Work instructions:
Leave the pictures out and quote every line from the start of the listing to the line with "bottom += values[i]", inclusive.

Information provided:
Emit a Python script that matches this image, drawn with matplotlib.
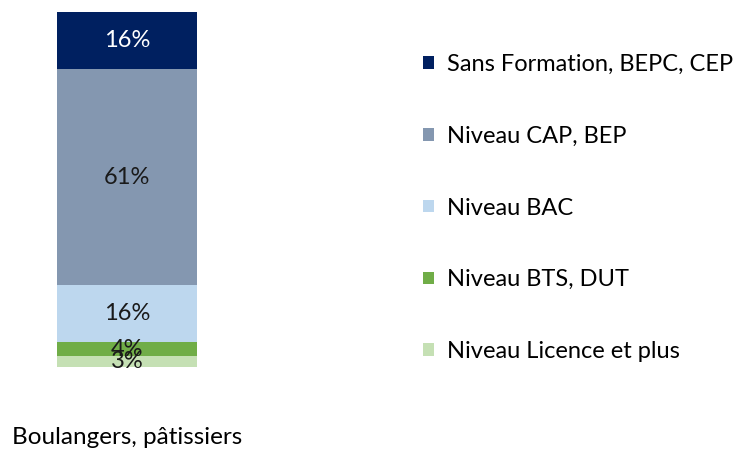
import matplotlib
matplotlib.use("Agg")
import matplotlib.pyplot as plt
from matplotlib.patches import Patch

plt.rcParams['font.family'] = ['Lato', 'DejaVu Sans']

categories = ["Boulangers, pâtissiers"]
series_names = ["Sans Formation, BEPC, CEP", "Niveau CAP, BEP", "Niveau BAC",
                "Niveau BTS, DUT", "Niveau Licence et plus"]
values = [16, 61, 16, 4, 3]  # top to bottom
colors = ["#002060", "#8497B0", "#BDD7EE", "#70AD47", "#C5E0B4"]
label_colors = ["white", "#1a1a1a", "#1a1a1a", "#1a1a1a", "#1a1a1a"]

fig = plt.figure(figsize=(7.38, 4.53), dpi=100)
W, H = 738, 453
ax = fig.add_axes([57 / W, 1 - 367 / H, 140 / W, (367 - 12.3) / H])

# stack from bottom: reverse order
order = list(range(len(values)))[::-1]
bottom = 0
for i in order:
    ax.bar(0, values[i], width=1.0, bottom=bottom, color=colors[i], edgecolor='none')
    ax.text(0, bottom + values[i] / 2, f"{values[i]}%", ha='center', va='center',
            color=label_colors[i], fontsize=17)
    bottom += values[i]

ax.set_xlim(-0.5, 0.5)
ax.set_ylim(0, sum(values))
ax.set_xticks([0])
ax.set_xticklabels(categories, fontsize=17.5)
ax.tick_params(axis='x', length=0, pad=43)
ax.set_yticks([])
for s in ax.spines.values():
    s.set_visible(False)

handles = [Patch(facecolor=c, edgecolor='none') for c in colors]
fig.legend(handles, series_names, loc='upper left', bbox_to_anchor=(423 / W, 1 - 54 / H),
           frameon=False, fontsize=17, labelspacing=2.15, handlelength=0.45, handleheight=0.45,
           handletextpad=0.55, borderpad=0, borderaxespad=0)

fig.savefig("out.png", dpi=100)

Written answer:
Emit a Python script that matches this image, drawn with matplotlib.
import matplotlib
matplotlib.use("Agg")
import matplotlib.pyplot as plt
from matplotlib.patches import Patch

plt.rcParams['font.family'] = ['Lato', 'DejaVu Sans']

categories = ["Boulangers, pâtissiers"]
series_names = ["Sans Formation, BEPC, CEP", "Niveau CAP, BEP", "Niveau BAC",
                "Niveau BTS, DUT", "Niveau Licence et plus"]
values = [16, 61, 16, 4, 3]  # top to bottom
colors = ["#002060", "#8497B0", "#BDD7EE", "#70AD47", "#C5E0B4"]
label_colors = ["white", "#1a1a1a", "#1a1a1a", "#1a1a1a", "#1a1a1a"]

fig = plt.figure(figsize=(7.38, 4.53), dpi=100)
W, H = 738, 453
ax = fig.add_axes([57 / W, 1 - 367 / H, 140 / W, (367 - 12.3) / H])

# stack from bottom: reverse order
order = list(range(len(values)))[::-1]
bottom = 0
for i in order:
    ax.bar(0, values[i], width=1.0, bottom=bottom, color=colors[i], edgecolor='none')
    ax.text(0, bottom + values[i] / 2, f"{values[i]}%", ha='center', va='center',
            color=label_colors[i], fontsize=17)
    bottom += values[i]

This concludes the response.